Directed by George Clooney

All the reporters love you. Even the reporters that hate you still love you.


Stephen (Ryan Gosling) works as a campaign manager for Governor Mike Morris (George Clooney). Stephen believes in his idealistic ways of working, and he believes in Morris a lot, therefore wants him to be President at any cost. Stephen gets a call from opponent campaign manager, plus something else goes wrong in Morris campaign and the girl Molly (Evan Rachel Wood) he was having romance with, has a secret that would shake every bit out of him. 

The film goes into exploiting the behind the scene activities in Politics, lots of manipulation and scripting of speeches, plus how much your loyalty is questioned irrevalent of what kind of person you are who is questioning it. 

I like how well the framing and lighting is done in the film, and some great camera-work too. Ryan Gosling is excellent in a character who despite believing in his morals commits few mistakes to be made to question, he has to chose between his job, and the morals he prefers to have while working. And, he does make a right choice. 

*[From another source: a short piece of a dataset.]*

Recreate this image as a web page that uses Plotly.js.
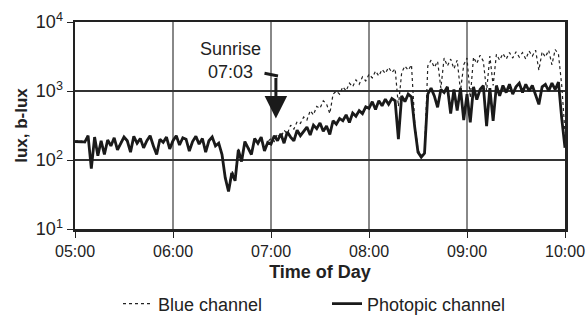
<!DOCTYPE html>
<html><head><meta charset="utf-8">
<script src="https://cdn.plot.ly/plotly-3.0.1.min.js"></script>
<style>html,body{margin:0;padding:0;background:#fff}#c{width:586px;height:326px}</style>
</head><body><div id="c"></div>
<script>
// sampling: every 2 minutes from 05:00 to 10:00
const startHour = 5, stepMin = 2;
const photopic = [
185,186,184,182,225,75,215,115,190,120,
195,160,210,140,175,215,190,130,220,175,
205,150,190,225,160,120,200,180,215,145,
190,225,165,210,200,135,185,220,170,205,
130,190,215,160,175,120,55,35,65,50,
140,95,185,150,120,205,175,215,135,180,
170,225,190,240,175,255,215,190,270,225,
260,300,230,320,285,345,260,310,235,370,
330,400,370,450,350,480,430,520,470,590,
560,700,540,720,610,760,640,780,720,200,
850,700,900,820,300,130,110,125,900,1100,
850,580,1050,950,1150,470,1050,520,1100,380,
900,350,1150,750,1050,1200,310,1100,370,1200,
850,1200,950,1250,900,1150,1300,950,1250,1000,
1200,900,640,1150,1250,1000,1300,1050,1350,400,
150];
const blue = [
188,190,186,184,220,80,210,120,185,125,
190,165,205,145,180,210,185,135,215,170,
200,155,185,220,165,125,195,185,210,150,
195,220,170,205,195,140,190,215,175,200,
135,195,210,165,170,125,60,38,70,55,
145,100,180,155,125,200,180,210,140,185,
205,185,240,210,270,240,320,280,360,340,
420,380,520,450,600,560,720,650,470,900,
1000,900,1150,1000,1300,1150,1450,1250,1600,1400,
1750,1550,1950,1650,2050,1800,2200,1850,2100,600,
1850,2300,2000,2400,350,140,115,130,2300,2800,
2200,2700,1100,3000,2300,2900,2100,2800,1000,2400,
3000,800,3100,2500,3300,2700,1000,3200,1200,3400,
2800,3500,2900,3600,3000,3700,3100,3600,2900,3800,
3200,3900,2000,3700,3100,3900,2400,4000,3400,1200,
250];
const xTicks = ['05:00','06:00','07:00','08:00','09:00','10:00'];
const yTickVals = [10,100,1000,10000];
const yTickText = ['10<sup>1</sup>','10<sup>2</sup>','10<sup>3</sup>','10<sup>4</sup>'];
const seriesNames = ['Blue channel','Photopic channel'];

function stamp(totalMin){
  const h = startHour + Math.floor(totalMin/60), m = totalMin%60;
  return '2020-01-01 ' + String(h).padStart(2,'0') + ':' + String(m).padStart(2,'0');
}
const times = photopic.map((_, i) => stamp(i*stepMin));
const D = t => '2020-01-01 ' + t;

const font = {family:'Liberation Sans, Arial, sans-serif', color:'#222'};
const traces = [
  {x: times, y: blue, name: seriesNames[0], type:'scatter', mode:'lines', legend:'legend',
   line:{color:'#222', width:1.2, dash:'dot'}},
  {x: times, y: photopic, name: seriesNames[1], type:'scatter', mode:'lines', legend:'legend2',
   line:{color:'#1a1a1a', width:2.8}}
];
const legBase = {orientation:'h', xref:'container', yref:'container', yanchor:'middle', xanchor:'left',
  font:Object.assign({size:18}, font), itemwidth:30, bgcolor:'rgba(0,0,0,0)'};
const layout = {
  width:586, height:326,
  margin:{l:75, r:21, t:22, b:97, autoexpand:false},
  paper_bgcolor:'#fff', plot_bgcolor:'#fff',
  font: Object.assign({size:15}, font),
  showlegend:true,
  legend: Object.assign({}, legBase, {x:118/586, y:(326-304)/326}),
  legend2: Object.assign({}, legBase, {x:327/586, y:(326-304)/326}),
  xaxis:{type:'date', range:[D('05:00'), D('10:00')],
         tickvals: xTicks.map(D), ticktext: xTicks,
         ticks:'outside', ticklen:6, tickcolor:'#222', tickwidth:1,
         showgrid:true, gridcolor:'#888', gridwidth:1.5,
         showline:true, mirror:true, linecolor:'#222', linewidth:2.5,
         tickfont:Object.assign({size:16}, font),
         title:{text:'<b>Time of Day</b>', font:Object.assign({size:18}, font), standoff:7},
         zeroline:false},
  yaxis:{type:'log', range:[1,4], tickvals:yTickVals, ticktext:yTickText,
         ticks:'outside', ticklen:6, tickcolor:'#222', tickwidth:1,
         showgrid:true, gridcolor:'#333', gridwidth:1.2,
         showline:true, mirror:true, linecolor:'#222', linewidth:2.5,
         tickfont:Object.assign({size:18}, font),
         title:{text:'<b>lux, b-lux</b>', font:Object.assign({size:17}, font), standoff:4},
         zeroline:false},
  annotations:[
    {xref:'paper', yref:'paper', x:(230-75)/490, y:(229-61)/207, xanchor:'center', yanchor:'middle',
     text:'Sunrise<br>07:03', showarrow:false, font:Object.assign({size:18}, font), align:'center'},
    {x:D('07:03'), y:2.6, xref:'x', yref:'y', text:'', showarrow:true,
     ax:0, ay:-42, arrowhead:2, arrowsize:1.5, arrowwidth:3, arrowcolor:'#1a1a1a', standoff:0},
    {xref:'paper', yref:'paper', x:(278-75)/490, y:(229-76)/207, text:'', showarrow:true,
     ax:-15, ay:-3, arrowhead:0, arrowwidth:3, arrowcolor:'#1a1a1a', standoff:0}
  ]
};
Plotly.newPlot('c', traces, layout, {displayModeBar:false, staticPlot:true});
</script></body></html>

George Clooney is more of a supporting actor in the film, and very efficient. The kind of greyness his character holds is so invisibile (as most of his scenes are to enact the speeches written for him by Stephen's team), that one has to applaud the writing of his character especially for this result. Infact, the writing as a whole is pretty impressive, never getting preachy which a plot like this would easily do. (One of the reasons I felt Raajneeti looks so small in front of this film)

Almost every actor in the film has got that one big scene to get noticed, Duffy (Paul Giamatti) has that one scene with Stephen where he tells why he can't hire him now when he was interested to do so before. Its a scene where you have to agree with the reasons the opponent campaigner Duffy gives to Stephen. 

Evan Rachel Wood brings some of the light romantic moments in the film, especially the two sequences, both with Stephens, one in his cabin as he tries to ask her out or she makes him ask her out, and other when they are in a restaurant. 

Paul (Phillip Hoffman) is very good in a supporting role, especially the sequence where he questions the loyalty of Stephens, or the silent sequence with Morris in car. 

Ida (Marisa Tomei) and Ben (Max Minghella) were good in their small roles.


Overall, The Ides of March is a very good film for the way it portrays behind the activities of politics without getting over-board, and how a single person's life gets affected through some of his own wrong steps taken, and the rest by his own colleagues, yet he finds his way through in a place he has learned is very dirty and his idealistic approach won't help him no longer.